Nigeria Agricultural Productivity Growing Less Than 1% ― Experts

The Chief Executive of Nigerian Agricultural Mechanisation and Equipment Leasing Company (NAMEL), Dr Ahmed Adekunle, has said that Nigeria’s Agricultural productivity is growing at less than 1 per cent which he said is not good for the country.

Dr Adekunle said the reason for the slow growth is because of over 200 per cent increments in the prices of farm inputs.

He stated this known at the flag-off of the Rural Agricultural Development Consortium (RAD-C )with the theme ” Repositioning Nigeria Agriculture for Global Competitiveness” in Abuja.
“Today with the rising cost of farm inputs where there are over 200 per cent increments in the prices of herbicides and fertilisers, the cost of a tractor in 2013 was 5.5 million naira but today it has increased to 35 million Naira for the same tractor.

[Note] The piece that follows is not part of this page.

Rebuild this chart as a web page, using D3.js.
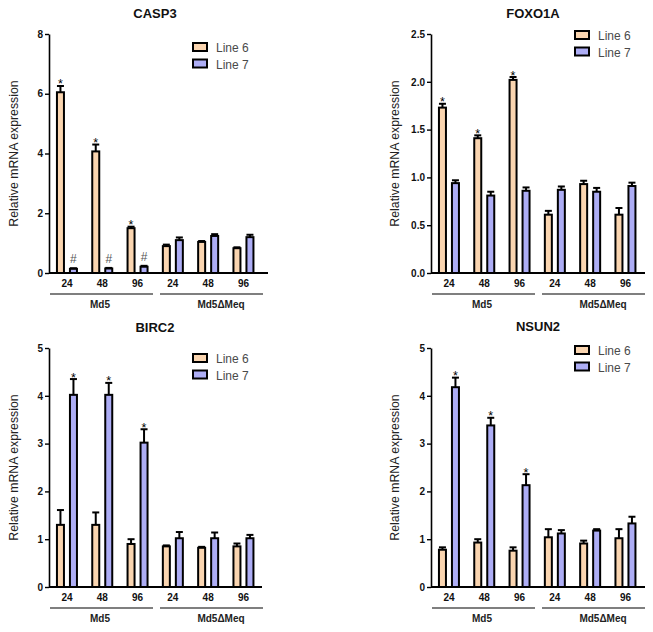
<!DOCTYPE html>
<html>
<head>
<meta charset="utf-8">
<script src="https://cdn.jsdelivr.net/npm/d3@7/dist/d3.min.js"></script>
<style>
  html, body { margin: 0; padding: 0; background: #ffffff; }
  svg { display: block; font-family: "Liberation Sans", Arial, sans-serif; }
</style>
</head>
<body>
<svg id="chart" width="653" height="632"></svg>
<script>
// ---------- data ----------
const timepoints = ["24", "48", "96", "24", "48", "96"];
const groupNames = ["Md5", "Md5\u0394Meq"];
const seriesNames = ["Line 6", "Line 7"];

const casp3Line6 = [6.05, 4.07, 1.50, 0.90, 1.04, 0.83];
const casp3Line6Err = [0.21, 0.23, 0.05, 0.05, 0.03, 0.03];
const casp3Line7 = [0.14, 0.15, 0.21, 1.10, 1.24, 1.20];
const casp3Line7Err = [0.02, 0.02, 0.03, 0.09, 0.06, 0.08];
const casp3Line6Marks = ["*", "*", "*", "", "", ""];
const casp3Line7Marks = ["#", "#", "#", "", "", ""];
const casp3Ticks = [0, 2, 4, 6, 8];

const foxo1aLine6 = [1.73, 1.41, 2.02, 0.61, 0.93, 0.61];
const foxo1aLine6Err = [0.04, 0.03, 0.03, 0.04, 0.035, 0.07];
const foxo1aLine7 = [0.94, 0.81, 0.86, 0.87, 0.85, 0.91];
const foxo1aLine7Err = [0.03, 0.04, 0.035, 0.035, 0.04, 0.035];
const foxo1aLine6Marks = ["*", "*", "*", "", "", ""];
const foxo1aLine7Marks = ["", "", "", "", "", ""];
const foxo1aTicks = [0, 0.5, 1.0, 1.5, 2.0, 2.5];

const birc2Line6 = [1.30, 1.30, 0.90, 0.85, 0.82, 0.85];
const birc2Line6Err = [0.31, 0.26, 0.10, 0.02, 0.02, 0.06];
const birc2Line7 = [4.02, 4.02, 3.02, 1.02, 1.02, 1.02];
const birc2Line7Err = [0.33, 0.25, 0.28, 0.13, 0.12, 0.07];
const birc2Line6Marks = ["", "", "", "", "", ""];
const birc2Line7Marks = ["*", "*", "*", "", "", ""];
const birc2Ticks = [0, 1, 2, 3, 4, 5];

const nsun2Line6 = [0.78, 0.93, 0.76, 1.04, 0.91, 1.02];
const nsun2Line6Err = [0.05, 0.07, 0.07, 0.17, 0.06, 0.19];
const nsun2Line7 = [4.18, 3.38, 2.13, 1.12, 1.18, 1.33];
const nsun2Line7Err = [0.20, 0.16, 0.23, 0.07, 0.03, 0.14];
const nsun2Line6Marks = ["", "", "", "", "", ""];
const nsun2Line7Marks = ["*", "*", "*", "", "", ""];
const nsun2Ticks = [0, 1, 2, 3, 4, 5];

// ---------- layout / style ----------
const colors = ["#FAD5B0", "#ADADF5"];
const panels = [
  { title: "CASP3", left: 49, right: 268, top: 34, bottom: 273, yMax: 8, ticks: casp3Ticks, fmt: d3.format("d"),
    titleX: 155, titleY: 18, legX: 192, legY: 42, ylabX: 18,
    vals: [casp3Line6, casp3Line7], errs: [casp3Line6Err, casp3Line7Err], marks: [casp3Line6Marks, casp3Line7Marks] },
  { title: "FOXO1A", left: 431, right: 645, top: 34, bottom: 273, yMax: 2.5, ticks: foxo1aTicks, fmt: d3.format(".1f"),
    titleX: 533, titleY: 18, legX: 574, legY: 30, ylabX: 399,
    vals: [foxo1aLine6, foxo1aLine7], errs: [foxo1aLine6Err, foxo1aLine7Err], marks: [foxo1aLine6Marks, foxo1aLine7Marks] },
  { title: "BIRC2", left: 49, right: 262, top: 348, bottom: 587, yMax: 5, ticks: birc2Ticks, fmt: d3.format("d"),
    titleX: 155, titleY: 332, legX: 192, legY: 353, ylabX: 18,
    vals: [birc2Line6, birc2Line7], errs: [birc2Line6Err, birc2Line7Err], marks: [birc2Line6Marks, birc2Line7Marks] },
  { title: "NSUN2", left: 431, right: 645, top: 348, bottom: 587, yMax: 5, ticks: nsun2Ticks, fmt: d3.format("d"),
    titleX: 538, titleY: 331, legX: 574, legY: 345, ylabX: 399,
    vals: [nsun2Line6, nsun2Line7], errs: [nsun2Line6Err, nsun2Line7Err], marks: [nsun2Line6Marks, nsun2Line7Marks] }
];

const svg = d3.select("#chart");
const catIdx = d3.range(timepoints.length);

panels.forEach(p => {
  const g = svg.append("g");
  const y = d3.scaleLinear().domain([0, p.yMax]).range([p.bottom, p.top]);
  const groupStep = 35.3;
  const x = d3.scaleBand().domain(catIdx).range([p.left + 0.3, p.left + 0.3 + groupStep * 6]).padding(0);
  const inner = d3.scaleBand().domain([0, 1]).range([-11, 11]).paddingInner(4 / 13).paddingOuter(0);
  const cx = i => x(i) + x.bandwidth() / 2;

  // title
  g.append("text").attr("x", p.titleX).attr("y", p.titleY).attr("text-anchor", "middle")
    .attr("font-size", 13).attr("font-weight", "bold").attr("fill", "#111").text(p.title);

  // y label
  g.append("text")
    .attr("transform", `translate(${p.ylabX},${(p.top + p.bottom) / 2}) rotate(-90)`)
    .attr("text-anchor", "middle").attr("font-size", 12.3).attr("fill", "#222")
    .text("Relative mRNA expression");

  // bars
  [0, 1].forEach(s => {
    const bw = inner.bandwidth();
    const bars = g.append("g");
    catIdx.forEach(i => {
      const v = p.vals[s][i], e = p.errs[s][i];
      const bx = cx(i) + inner(s);
      const bxm = bx + bw / 2;
      // error bar (upper)
      bars.append("line").attr("x1", bxm).attr("x2", bxm).attr("y1", y(v)).attr("y2", y(v + e))
        .attr("stroke", "#000").attr("stroke-width", 2);
      bars.append("line").attr("x1", bxm - 3.5).attr("x2", bxm + 3.5).attr("y1", y(v + e)).attr("y2", y(v + e))
        .attr("stroke", "#000").attr("stroke-width", 2);
      bars.append("rect").attr("x", bx + 1).attr("y", y(v))
        .attr("width", bw - 2).attr("height", y(0) - y(v))
        .attr("fill", colors[s]).attr("stroke", "#000").attr("stroke-width", 2);
      const m = p.marks[s][i];
      if (m === "*") {
        bars.append("text").attr("x", bxm).attr("y", y(v + e) + 2.5).attr("text-anchor", "middle")
          .attr("font-size", 12.5).attr("fill", "#000").text(m);
      } else if (m === "#") {
        bars.append("text").attr("x", bxm).attr("y", y(v + e) - 5).attr("text-anchor", "middle")
          .attr("font-size", 12).attr("fill", "#555").text(m);
      }
    });
  });

  // y axis
  const ya = g.append("g").attr("transform", `translate(${p.left},0)`)
    .call(d3.axisLeft(y).tickValues(p.ticks).tickFormat(p.fmt).tickSize(4).tickPadding(2).tickSizeOuter(0));
  ya.select(".domain").attr("stroke", "#000").attr("stroke-width", 1.6);
  ya.selectAll(".tick line").attr("stroke", "#000").attr("stroke-width", 1.4);
  ya.selectAll(".tick text").attr("font-size", 10).attr("font-weight", "bold").attr("fill", "#111")
    .attr("font-family", "Liberation Sans, Arial, sans-serif");

  // x axis line
  g.append("line").attr("x1", p.left).attr("x2", p.right).attr("y1", p.bottom).attr("y2", p.bottom)
    .attr("stroke", "#000").attr("stroke-width", 1.8);

  // x tick labels
  catIdx.forEach(i => {
    g.append("text").attr("x", cx(i)).attr("y", p.bottom + 14).attr("text-anchor", "middle")
      .attr("font-size", 10).attr("font-weight", "bold").attr("fill", "#111").text(timepoints[i]);
  });

  // group underlines and labels
  const grp = [[p.left + 1, p.left + 104, p.left + 51], [p.left + 111, p.left + 214, p.left + 172]];
  grp.forEach((gr, k) => {
    g.append("line").attr("x1", gr[0]).attr("x2", gr[1]).attr("y1", p.bottom + 21).attr("y2", p.bottom + 21)
      .attr("stroke", "#000").attr("stroke-width", 1.2);
    g.append("text").attr("x", gr[2]).attr("y", p.bottom + 35).attr("text-anchor", "middle")
      .attr("font-size", 10).attr("font-weight", "bold").attr("fill", "#222").text(groupNames[k]);
  });

  // legend
  seriesNames.forEach((name, s) => {
    const ly = p.legY + s * 16.5;
    g.append("rect").attr("x", p.legX + 1).attr("y", ly + 1).attr("width", 14).attr("height", 8)
      .attr("fill", colors[s]).attr("stroke", "#000").attr("stroke-width", 2);
    g.append("text").attr("x", p.legX + 24).attr("y", ly + 10).attr("font-size", 12).attr("fill", "#4a4a4a").text(name);
  });
});
</script>
</body>
</html>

“The price of diesel has increased by almost 300 per cent and our population is projected to be 263 million by 2030 and 401 million by 2050 according to Development experts yet our agricultural productivity is growing at less than one per cent,” he noted.

“The question is how then do we feed the over 250 million people by 2030? How do we achieve so much economic diversification and be part of the global agriculture competitiveness like Brazil, China, India, Thailand, Vietnam etc,” he asked.

According to him, there is a need to reposition the agriculture sector for global competitiveness and to address the issue of food insecurity in the country.

Adekunle said RAD-C model would fast-track projects for national food, nutritional and social security.

The model according to him is not going to compete with smallholder farmers for the available lands but will develop the unused contiguous arable lands, opening new opportunities for the communities and the farmers.

Adekunle said the Short-term goal of RAD-C would be to develop 500,000 hectares of contiguous farmland across different states which would create one million direct jobs and about two million indirect jobs for community youths and women.

It will also help in Producing 2.5million Metric tons of premium crops annually which include Rice, Maize, wheat, and cassava which would attract an estimate of N50 billion worth of investment directly to the rural communities.

Increase yield per hectare by at least 100 per cent to revive the rural economy and fast track development of about one hundred communities thereby reducing rural-urban migration and poverty index.

Dr Martin Fregene, Director of Agriculture and Agro-Industry, Africa Development Bank (AFDB) said the food crisis in Africa was as a result of the COVID-19 pandemic, the planning change that has affected ecosystem and the global food crisis.

According to him, Africa has so much potential, sunshine, mass land and human capital resources but we rely on countries at war.

He said there was a need for structural change, Africa need technology to project its agricultural sector and raise its productivity.

He said to raise agricultural productivity there is a need to ensure farmers have access to quality seeds which should be affordable and available.

He said another issue affecting food production is the lack of storage system and lack of finance for the agriculture sector.

”The African Development Bank is trying to address some of the challenges affecting food productivity in Africa as a whole.”

He, however, noted that for there to be good productivity there must be mechanisation in place.

Also, Engr John Drain, Deputy Director, Department of Engineering and Mechanisation of the Ministry of Agriculture and Rural Development, (FMARD) said if the right mechanisation are not use it will be difficult to address the issue of food security.

”There is a need to work together to address the challenges facing the agriculture sector such as climate change, use of mechanisation, agric business and agric economy to succeed as a nation,” he said.